Awesome! Based on a review of French consumer insolvency law, I suggested a move like this several years ago: “Payday lenders, pawnshops, rent-to-own outlets, and home-equity ‘predatory’ lenders have reaped enormous and growing profits over the last two decades. It would make perfect sense to hold them accountable for the distress that their ‘distressed lending’ causes to consumers. . . . Would it not be perfectly equitable, as the French law suggests, to offer such creditors vastly inferior treatment in a plan?” (26 Mich. J. Int’l L. 619 (2005)) The French overindebtedness commissions don’t seem to have done much with their power to subordinate “irresponsible” lenders, unfortunatley. I doubt this proposal will have legs in the U.S., but it’s nice to see these kinds of ideas circulating.
Doesn’t have a chance in hell of passing put it is a great idea.

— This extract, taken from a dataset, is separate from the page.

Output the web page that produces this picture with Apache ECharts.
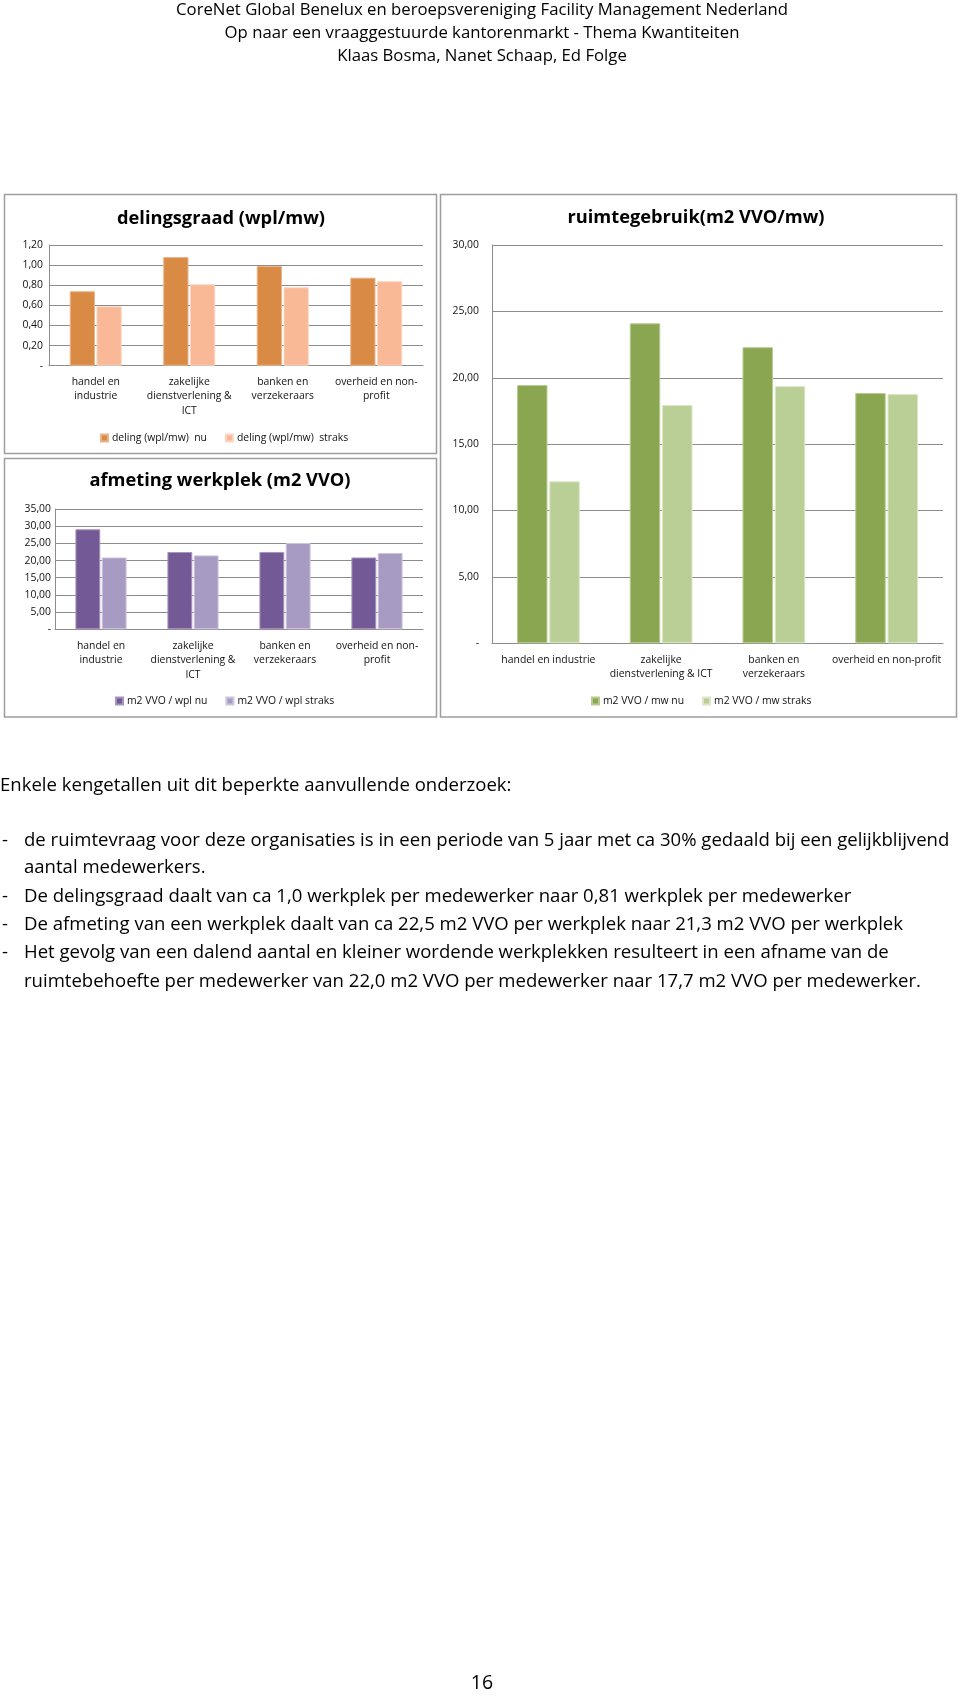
<!DOCTYPE html>
<html><head><meta charset="utf-8">
<script src="https://cdn.jsdelivr.net/npm/echarts@6/dist/echarts.min.js"></script>
<style>html,body{margin:0;padding:0;background:#fff}#c{width:960px;height:1695px}</style>
</head><body><div id="c"></div>
<script>
// ---- data ----
const categories = ['handel en industrie', 'zakelijke dienstverlening & ICT', 'banken en verzekeraars', 'overheid en non-profit'];
const narrowLabels = ['handel en\nindustrie', 'zakelijke\ndienstverlening &\nICT', 'banken en\nverzekeraars', 'overheid en non-\nprofit'];
const wideLabels = ['handel en industrie', 'zakelijke\ndienstverlening & ICT', 'banken en\nverzekeraars', 'overheid en non-profit'];

const delingNames = ['deling (wpl/mw)  nu', 'deling (wpl/mw)  straks'];
const delingNu = [0.74, 1.08, 0.99, 0.875];
const delingStraks = [0.59, 0.81, 0.78, 0.84];

const werkplekNames = ['m2 VVO / wpl nu', 'm2 VVO / wpl straks'];
const werkplekNu = [29.1, 22.5, 22.5, 20.9];
const werkplekStraks = [20.9, 21.5, 25.1, 22.2];

const ruimteNames = ['m2 VVO / mw nu', 'm2 VVO / mw straks'];
const ruimteNu = [19.45, 24.1, 22.3, 18.85];
const ruimteStraks = [12.2, 17.95, 19.37, 18.77];

const chartTitles = ['delingsgraad (wpl/mw)', 'afmeting werkplek (m2 VVO)', 'ruimtegebruik(m2 VVO/mw)'];

const headerLines = [
  'CoreNet Global Benelux en beroepsvereniging Facility Management Nederland',
  'Op naar een vraaggestuurde kantorenmarkt - Thema Kwantiteiten',
  'Klaas Bosma, Nanet Schaap, Ed Folge'
];
const introLine = 'Enkele kengetallen uit dit beperkte aanvullende onderzoek:';
const bodyLines = [
  {dash: true, text: 'de ruimtevraag voor deze organisaties is in een periode van 5 jaar met ca 30% gedaald bij een gelijkblijvend'},
  {dash: false, text: 'aantal medewerkers.'},
  {dash: true, text: 'De delingsgraad daalt van ca 1,0 werkplek per medewerker naar 0,81 werkplek per medewerker'},
  {dash: true, text: 'De afmeting van een werkplek daalt van ca 22,5 m2 VVO per werkplek naar 21,3 m2 VVO per werkplek'},
  {dash: true, text: 'Het gevolg van een dalend aantal en kleiner wordende werkplekken resulteert in een afname van de'},
  {dash: false, text: 'ruimtebehoefte per medewerker van 22,0 m2 VVO per medewerker naar 17,7 m2 VVO per medewerker.'}
];
const pageNumber = '16';

// ---- styling helpers ----
const FONT = '"Open Sans", "Noto Sans", sans-serif';
const mctx = document.createElement('canvas').getContext('2d');
function fit(text, weight, target) {
  mctx.font = weight + ' 100px ' + FONT;
  return 100 * target / mctx.measureText(text).width;
}
const headerSize = fit(headerLines[0], 'normal', 612);
const bodySize = fit(bodyLines[0].text, 'normal', 926);
const titleSize = fit(chartTitles[0], 'bold', 208);
const labelSize = fit('dienstverlening &', 'normal', 85);

const GRID = '#8c8c8c';
const fmt = v => v === 0 ? '-' : v.toFixed(2).replace('.', ',');

function xAxis(gi, labels) {
  return {
    type: 'category', gridIndex: gi, data: labels,
    axisTick: {show: false},
    axisLine: {lineStyle: {color: GRID, width: 1}},
    axisLabel: {interval: 0, color: '#111', fontFamily: FONT, fontSize: labelSize, lineHeight: 14.5, margin: 9}
  };
}
function yAxis(gi, max, interval, margin) {
  return {
    type: 'value', gridIndex: gi, min: 0, max: max, interval: interval,
    axisLine: {show: true, lineStyle: {color: GRID, width: 1}},
    axisTick: {show: false},
    splitLine: {lineStyle: {color: GRID, width: 1}},
    axisLabel: {formatter: fmt, color: '#111', fontFamily: FONT, fontSize: labelSize, margin: margin}
  };
}
function bar(name, gi, data, color, border) {
  return {
    type: 'bar', name: name, xAxisIndex: gi, yAxisIndex: gi, data: data,
    barWidth: '27%', barGap: '6%',
    itemStyle: {color: color, borderColor: border, borderWidth: 1},
    emphasis: {disabled: true}
  };
}
function legend(names, left, top) {
  return {
    data: names, left: left, top: top, padding: 0, orient: 'horizontal',
    icon: 'rect', itemWidth: 7, itemHeight: 7, itemGap: 18,
    textStyle: {fontFamily: FONT, fontSize: labelSize, color: '#111', padding: [0, 0, 0, -1]},
    selectedMode: false
  };
}

const graphics = [
  {type: 'rect', z: -10, shape: {x: 4.5, y: 194.5, width: 432, height: 259}, style: {fill: '#fff', stroke: '#9d9d9d', lineWidth: 1.5}},
  {type: 'rect', z: -10, shape: {x: 4.5, y: 458.5, width: 432, height: 258.5}, style: {fill: '#fff', stroke: '#9d9d9d', lineWidth: 1.5}},
  {type: 'rect', z: -10, shape: {x: 440.5, y: 194.5, width: 516, height: 522.5}, style: {fill: '#fff', stroke: '#9d9d9d', lineWidth: 1.5}}
];
const headerY = [10, 33, 56];
headerLines.forEach((t, i) => graphics.push({
  type: 'text', x: 482, y: headerY[i],
  style: {text: t, fontFamily: FONT, fontSize: headerSize, fill: '#000', align: 'center', verticalAlign: 'middle'}
}));
graphics.push({type: 'text', x: 0, y: 786, style: {text: introLine, fontFamily: FONT, fontSize: bodySize, fill: '#000', verticalAlign: 'middle'}});
const bodyY = [841, 868, 897, 925, 953, 982];
bodyLines.forEach((l, i) => {
  if (l.dash) graphics.push({type: 'text', x: 2, y: bodyY[i], style: {text: '-', fontFamily: FONT, fontSize: bodySize, fill: '#000', verticalAlign: 'middle'}});
  graphics.push({type: 'text', x: 24, y: bodyY[i], style: {text: l.text, fontFamily: FONT, fontSize: bodySize, fill: '#000', verticalAlign: 'middle'}});
});
graphics.push({type: 'text', x: 482, y: 1683, style: {text: pageNumber, fontFamily: FONT, fontSize: bodySize * 1.05, fill: '#000', align: 'center', verticalAlign: 'middle'}});

const titleStyle = {fontFamily: FONT, fontSize: titleSize, fontWeight: 'bold', color: '#000'};

const option = {
  animation: false,
  backgroundColor: '#fff',
  graphic: graphics,
  title: [
    {text: chartTitles[0], left: 221, top: 210, textAlign: 'center', padding: 0, textStyle: titleStyle},
    {text: chartTitles[1], left: 220, top: 472, textAlign: 'center', padding: 0, textStyle: titleStyle},
    {text: chartTitles[2], left: 696, top: 209, textAlign: 'center', padding: 0, textStyle: titleStyle}
  ],
  grid: [
    {left: 49, top: 245, width: 374, height: 120.7, containLabel: false},
    {left: 55, top: 509, width: 368, height: 120.3, containLabel: false},
    {left: 492, top: 245, width: 451, height: 398.3, containLabel: false}
  ],
  xAxis: [xAxis(0, narrowLabels), xAxis(1, narrowLabels), xAxis(2, wideLabels)],
  yAxis: [yAxis(0, 1.2, 0.2, 6), yAxis(1, 35, 5, 4), yAxis(2, 30, 5, 13)],
  legend: [
    legend(delingNames, 100, 433),
    legend(werkplekNames, 115, 696),
    legend(ruimteNames, 591, 696)
  ],
  series: [
    bar(delingNames[0], 0, delingNu, '#d98a45', '#e9b48a'),
    bar(delingNames[1], 0, delingStraks, '#f9b896', '#fcd6c2'),
    bar(werkplekNames[0], 1, werkplekNu, '#735a96', '#a595bd'),
    bar(werkplekNames[1], 1, werkplekStraks, '#a89bc3', '#cdc4dd'),
    bar(ruimteNames[0], 2, ruimteNu, '#8aa650', '#b7cb91'),
    bar(ruimteNames[1], 2, ruimteStraks, '#bacf96', '#dbe7c6')
  ]
};
const chart = echarts.init(document.getElementById('c'), null, {renderer: 'canvas'});
chart.setOption(option);
</script>
</body></html>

I am not sure the subordination rule would make all that much difference. Relatively few cases, including Chapter 13’s, pay out very much to unsecureds. Also, the same party could be victim in one instance and beneficiary in another, sometimes in the same case. The means test provision could, however, depending on the fine print, blow a major hole in that strange process. That raises the question of what “substantial abuse” or other tests would remain in place in its absence, however.